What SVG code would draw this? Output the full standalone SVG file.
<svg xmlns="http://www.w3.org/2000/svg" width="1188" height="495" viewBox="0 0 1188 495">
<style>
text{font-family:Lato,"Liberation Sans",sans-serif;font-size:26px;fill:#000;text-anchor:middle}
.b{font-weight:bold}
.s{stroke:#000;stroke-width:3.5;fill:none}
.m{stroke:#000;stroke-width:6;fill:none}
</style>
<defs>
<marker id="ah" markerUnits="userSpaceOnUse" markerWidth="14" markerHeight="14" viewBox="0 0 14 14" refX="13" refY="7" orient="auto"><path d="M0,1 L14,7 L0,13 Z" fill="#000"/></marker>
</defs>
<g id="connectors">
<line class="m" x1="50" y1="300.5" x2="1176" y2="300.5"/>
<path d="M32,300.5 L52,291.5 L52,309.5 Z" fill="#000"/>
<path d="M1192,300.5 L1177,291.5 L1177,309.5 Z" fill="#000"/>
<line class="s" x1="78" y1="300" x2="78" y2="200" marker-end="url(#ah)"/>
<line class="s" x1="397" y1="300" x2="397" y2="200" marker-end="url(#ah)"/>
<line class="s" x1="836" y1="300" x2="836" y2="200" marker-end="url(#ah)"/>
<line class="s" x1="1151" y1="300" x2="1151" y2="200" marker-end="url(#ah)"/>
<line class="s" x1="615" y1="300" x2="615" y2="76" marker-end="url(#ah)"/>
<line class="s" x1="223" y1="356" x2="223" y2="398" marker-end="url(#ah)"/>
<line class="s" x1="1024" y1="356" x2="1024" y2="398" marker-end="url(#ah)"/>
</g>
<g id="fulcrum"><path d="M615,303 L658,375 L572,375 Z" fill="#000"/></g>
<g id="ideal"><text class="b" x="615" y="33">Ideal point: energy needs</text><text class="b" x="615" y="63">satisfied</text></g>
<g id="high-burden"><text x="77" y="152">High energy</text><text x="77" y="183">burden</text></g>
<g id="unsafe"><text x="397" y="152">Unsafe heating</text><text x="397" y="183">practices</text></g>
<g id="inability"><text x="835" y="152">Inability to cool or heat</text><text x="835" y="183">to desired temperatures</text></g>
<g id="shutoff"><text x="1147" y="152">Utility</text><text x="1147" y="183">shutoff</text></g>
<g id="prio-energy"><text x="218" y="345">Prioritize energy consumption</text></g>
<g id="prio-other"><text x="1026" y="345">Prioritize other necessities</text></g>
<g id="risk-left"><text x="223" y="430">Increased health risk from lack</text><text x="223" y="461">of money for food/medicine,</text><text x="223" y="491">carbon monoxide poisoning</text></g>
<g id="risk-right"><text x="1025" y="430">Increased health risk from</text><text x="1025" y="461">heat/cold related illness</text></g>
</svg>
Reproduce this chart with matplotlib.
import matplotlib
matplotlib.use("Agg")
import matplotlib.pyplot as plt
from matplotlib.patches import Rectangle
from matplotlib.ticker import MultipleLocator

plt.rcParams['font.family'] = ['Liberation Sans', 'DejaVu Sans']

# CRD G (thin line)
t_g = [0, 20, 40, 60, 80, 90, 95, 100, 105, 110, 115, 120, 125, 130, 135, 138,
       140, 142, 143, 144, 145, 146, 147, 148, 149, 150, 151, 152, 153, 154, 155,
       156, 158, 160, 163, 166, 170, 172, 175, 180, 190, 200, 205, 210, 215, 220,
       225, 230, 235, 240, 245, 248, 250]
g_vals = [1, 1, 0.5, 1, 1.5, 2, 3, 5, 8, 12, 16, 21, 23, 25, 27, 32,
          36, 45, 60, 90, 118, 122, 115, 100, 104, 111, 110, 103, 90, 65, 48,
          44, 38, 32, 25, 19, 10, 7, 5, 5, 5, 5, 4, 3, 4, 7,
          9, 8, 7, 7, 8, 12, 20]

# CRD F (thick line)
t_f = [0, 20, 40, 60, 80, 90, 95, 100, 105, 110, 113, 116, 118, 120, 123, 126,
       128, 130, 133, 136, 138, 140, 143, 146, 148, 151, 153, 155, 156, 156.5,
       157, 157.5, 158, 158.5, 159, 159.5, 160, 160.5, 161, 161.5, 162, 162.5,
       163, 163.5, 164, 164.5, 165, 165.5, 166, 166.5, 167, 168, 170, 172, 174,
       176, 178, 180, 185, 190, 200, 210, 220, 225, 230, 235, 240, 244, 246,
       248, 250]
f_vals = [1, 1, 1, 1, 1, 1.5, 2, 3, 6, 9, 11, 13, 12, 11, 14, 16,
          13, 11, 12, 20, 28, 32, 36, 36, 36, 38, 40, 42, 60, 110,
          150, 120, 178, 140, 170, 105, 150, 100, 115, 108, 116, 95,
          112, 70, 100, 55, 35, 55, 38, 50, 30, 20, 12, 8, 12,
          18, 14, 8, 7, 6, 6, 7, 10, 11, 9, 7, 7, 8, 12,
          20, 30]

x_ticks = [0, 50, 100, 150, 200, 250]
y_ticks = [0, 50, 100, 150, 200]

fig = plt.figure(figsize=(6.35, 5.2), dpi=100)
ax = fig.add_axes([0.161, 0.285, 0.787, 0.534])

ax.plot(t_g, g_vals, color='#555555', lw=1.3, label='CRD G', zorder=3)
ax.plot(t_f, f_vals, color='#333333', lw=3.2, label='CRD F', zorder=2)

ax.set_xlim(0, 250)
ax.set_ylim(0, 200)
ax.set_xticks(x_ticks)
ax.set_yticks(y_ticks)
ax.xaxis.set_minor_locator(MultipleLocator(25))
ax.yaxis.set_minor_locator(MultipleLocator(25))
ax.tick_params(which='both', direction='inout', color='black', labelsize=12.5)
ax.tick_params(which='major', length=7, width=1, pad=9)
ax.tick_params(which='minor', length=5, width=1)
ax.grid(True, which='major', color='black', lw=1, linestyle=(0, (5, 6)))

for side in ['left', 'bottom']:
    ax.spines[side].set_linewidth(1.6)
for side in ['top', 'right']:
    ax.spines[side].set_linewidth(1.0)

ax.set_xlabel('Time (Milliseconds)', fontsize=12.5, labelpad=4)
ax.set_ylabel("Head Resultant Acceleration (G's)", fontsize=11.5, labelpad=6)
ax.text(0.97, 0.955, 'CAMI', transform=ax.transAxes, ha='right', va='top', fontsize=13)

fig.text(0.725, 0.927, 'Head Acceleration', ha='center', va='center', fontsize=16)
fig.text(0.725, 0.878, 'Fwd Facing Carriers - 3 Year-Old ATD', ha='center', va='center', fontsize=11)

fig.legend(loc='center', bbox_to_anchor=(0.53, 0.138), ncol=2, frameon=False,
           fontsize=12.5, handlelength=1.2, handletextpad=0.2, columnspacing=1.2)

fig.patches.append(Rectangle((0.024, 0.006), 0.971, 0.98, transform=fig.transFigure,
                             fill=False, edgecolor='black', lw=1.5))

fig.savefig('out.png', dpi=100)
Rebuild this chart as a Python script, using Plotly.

*-*-*

Retype all the material above precisely, with no line left out.

What SVG code would draw this? Output the full standalone SVG file.
<svg xmlns="http://www.w3.org/2000/svg" width="1188" height="495" viewBox="0 0 1188 495">
<style>
text{font-family:Lato,"Liberation Sans",sans-serif;font-size:26px;fill:#000;text-anchor:middle}
.b{font-weight:bold}
.s{stroke:#000;stroke-width:3.5;fill:none}
.m{stroke:#000;stroke-width:6;fill:none}
</style>
<defs>
<marker id="ah" markerUnits="userSpaceOnUse" markerWidth="14" markerHeight="14" viewBox="0 0 14 14" refX="13" refY="7" orient="auto"><path d="M0,1 L14,7 L0,13 Z" fill="#000"/></marker>
</defs>
<g id="connectors">
<line class="m" x1="50" y1="300.5" x2="1176" y2="300.5"/>
<path d="M32,300.5 L52,291.5 L52,309.5 Z" fill="#000"/>
<path d="M1192,300.5 L1177,291.5 L1177,309.5 Z" fill="#000"/>
<line class="s" x1="78" y1="300" x2="78" y2="200" marker-end="url(#ah)"/>
<line class="s" x1="397" y1="300" x2="397" y2="200" marker-end="url(#ah)"/>
<line class="s" x1="836" y1="300" x2="836" y2="200" marker-end="url(#ah)"/>
<line class="s" x1="1151" y1="300" x2="1151" y2="200" marker-end="url(#ah)"/>
<line class="s" x1="615" y1="300" x2="615" y2="76" marker-end="url(#ah)"/>
<line class="s" x1="223" y1="356" x2="223" y2="398" marker-end="url(#ah)"/>
<line class="s" x1="1024" y1="356" x2="1024" y2="398" marker-end="url(#ah)"/>
</g>
<g id="fulcrum"><path d="M615,303 L658,375 L572,375 Z" fill="#000"/></g>
<g id="ideal"><text class="b" x="615" y="33">Ideal point: energy needs</text><text class="b" x="615" y="63">satisfied</text></g>
<g id="high-burden"><text x="77" y="152">High energy</text><text x="77" y="183">burden</text></g>
<g id="unsafe"><text x="397" y="152">Unsafe heating</text><text x="397" y="183">practices</text></g>
<g id="inability"><text x="835" y="152">Inability to cool or heat</text><text x="835" y="183">to desired temperatures</text></g>
<g id="shutoff"><text x="1147" y="152">Utility</text><text x="1147" y="183">shutoff</text></g>
<g id="prio-energy"><text x="218" y="345">Prioritize energy consumption</text></g>
<g id="prio-other"><text x="1026" y="345">Prioritize other necessities</text></g>
<g id="risk-left"><text x="223" y="430">Increased health risk from lack</text><text x="223" y="461">of money for food/medicine,</text><text x="223" y="491">carbon monoxide poisoning</text></g>
<g id="risk-right"><text x="1025" y="430">Increased health risk from</text><text x="1025" y="461">heat/cold related illness</text></g>
</svg>
Reproduce this chart with matplotlib.
import matplotlib
matplotlib.use("Agg")
import matplotlib.pyplot as plt
from matplotlib.patches import Rectangle
from matplotlib.ticker import MultipleLocator

plt.rcParams['font.family'] = ['Liberation Sans', 'DejaVu Sans']

# CRD G (thin line)
t_g = [0, 20, 40, 60, 80, 90, 95, 100, 105, 110, 115, 120, 125, 130, 135, 138,
       140, 142, 143, 144, 145, 146, 147, 148, 149, 150, 151, 152, 153, 154, 155,
       156, 158, 160, 163, 166, 170, 172, 175, 180, 190, 200, 205, 210, 215, 220,
       225, 230, 235, 240, 245, 248, 250]
g_vals = [1, 1, 0.5, 1, 1.5, 2, 3, 5, 8, 12, 16, 21, 23, 25, 27, 32,
          36, 45, 60, 90, 118, 122, 115, 100, 104, 111, 110, 103, 90, 65, 48,
          44, 38, 32, 25, 19, 10, 7, 5, 5, 5, 5, 4, 3, 4, 7,
          9, 8, 7, 7, 8, 12, 20]

# CRD F (thick line)
t_f = [0, 20, 40, 60, 80, 90, 95, 100, 105, 110, 113, 116, 118, 120, 123, 126,
       128, 130, 133, 136, 138, 140, 143, 146, 148, 151, 153, 155, 156, 156.5,
       157, 157.5, 158, 158.5, 159, 159.5, 160, 160.5, 161, 161.5, 162, 162.5,
       163, 163.5, 164, 164.5, 165, 165.5, 166, 166.5, 167, 168, 170, 172, 174,
       176, 178, 180, 185, 190, 200, 210, 220, 225, 230, 235, 240, 244, 246,
       248, 250]
f_vals = [1, 1, 1, 1, 1, 1.5, 2, 3, 6, 9, 11, 13, 12, 11, 14, 16,
          13, 11, 12, 20, 28, 32, 36, 36, 36, 38, 40, 42, 60, 110,
          150, 120, 178, 140, 170, 105, 150, 100, 115, 108, 116, 95,
          112, 70, 100, 55, 35, 55, 38, 50, 30, 20, 12, 8, 12,
          18, 14, 8, 7, 6, 6, 7, 10, 11, 9, 7, 7, 8, 12,
          20, 30]

x_ticks = [0, 50, 100, 150, 200, 250]
y_ticks = [0, 50, 100, 150, 200]

fig = plt.figure(figsize=(6.35, 5.2), dpi=100)
ax = fig.add_axes([0.161, 0.285, 0.787, 0.534])

ax.plot(t_g, g_vals, color='#555555', lw=1.3, label='CRD G', zorder=3)
ax.plot(t_f, f_vals, color='#333333', lw=3.2, label='CRD F', zorder=2)

ax.set_xlim(0, 250)
ax.set_ylim(0, 200)
ax.set_xticks(x_ticks)
ax.set_yticks(y_ticks)
ax.xaxis.set_minor_locator(MultipleLocator(25))
ax.yaxis.set_minor_locator(MultipleLocator(25))
ax.tick_params(which='both', direction='inout', color='black', labelsize=12.5)
ax.tick_params(which='major', length=7, width=1, pad=9)
ax.tick_params(which='minor', length=5, width=1)
ax.grid(True, which='major', color='black', lw=1, linestyle=(0, (5, 6)))

for side in ['left', 'bottom']:
    ax.spines[side].set_linewidth(1.6)
for side in ['top', 'right']:
    ax.spines[side].set_linewidth(1.0)

ax.set_xlabel('Time (Milliseconds)', fontsize=12.5, labelpad=4)
ax.set_ylabel("Head Resultant Acceleration (G's)", fontsize=11.5, labelpad=6)
ax.text(0.97, 0.955, 'CAMI', transform=ax.transAxes, ha='right', va='top', fontsize=13)

fig.text(0.725, 0.927, 'Head Acceleration', ha='center', va='center', fontsize=16)
fig.text(0.725, 0.878, 'Fwd Facing Carriers - 3 Year-Old ATD', ha='center', va='center', fontsize=11)

fig.legend(loc='center', bbox_to_anchor=(0.53, 0.138), ncol=2, frameon=False,
           fontsize=12.5, handlelength=1.2, handletextpad=0.2, columnspacing=1.2)

fig.patches.append(Rectangle((0.024, 0.006), 0.971, 0.98, transform=fig.transFigure,
                             fill=False, edgecolor='black', lw=1.5))

fig.savefig('out.png', dpi=100)
Rebuild this chart as a Python script, using Plotly.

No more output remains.